For the umpteenth time now, Afghanistan is breaking all records in opium production, and is ready to flood Europe with first-grade heroine. According to the United Nations Office on Drugs and Crime (UNODC), the area sown to opium poppy has increased this year by 59 percent, while the gross opium harvest will amount to 6,100 tons. Afghan experts maintain that this year opium will be exceedingly rich in morphine. A mere seven kilograms of raw opium will produce one kilogram of heroin.
This ratio is very rare. Usually it takes from 10 to 15 kilograms of opium to make this amount. According to UNOCD, last year’s harvest – 4,000 tons of raw opium – produced 400 tons of heroin. The current concentration of morphine in 6,100 tons of raw opium will make it possible to get more than 870 tons of heroin. This is a fantastic scale. It is easy to imagine what amounts of first-grade heavy drug Afghanistan will supply to the European and Russian markets, especially considering that the time-tested system of opium harvesting, its procession into morphine and heroin, and the transportation of ready opiates to consumer countries by reliable routes, is as fail-safe as a Swiss watch.

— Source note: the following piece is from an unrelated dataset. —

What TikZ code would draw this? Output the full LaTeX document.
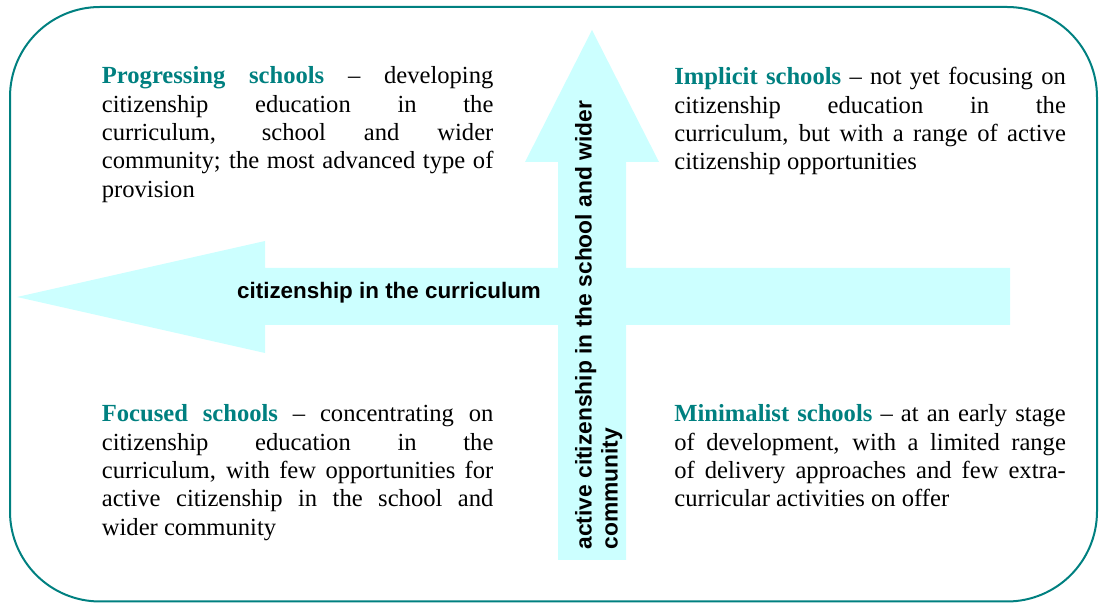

NATO Secretary-General Jaap de Hoop Scheffer has rejected a call from the head of the UN’s Office on Drugs and Crime that alliance forces in Afghanistan be ordered to destroy the country’s opium industry. De Hoop Scheffer said on September 12 that it was not in the alliance’s mandate to lead the fight against drugs.
UN official Antonio Maria Costa made the call for robust NATO action on September 12 in Brussels while presenting details of the UNODC’s latest report on opium cultivation in Afghanistan.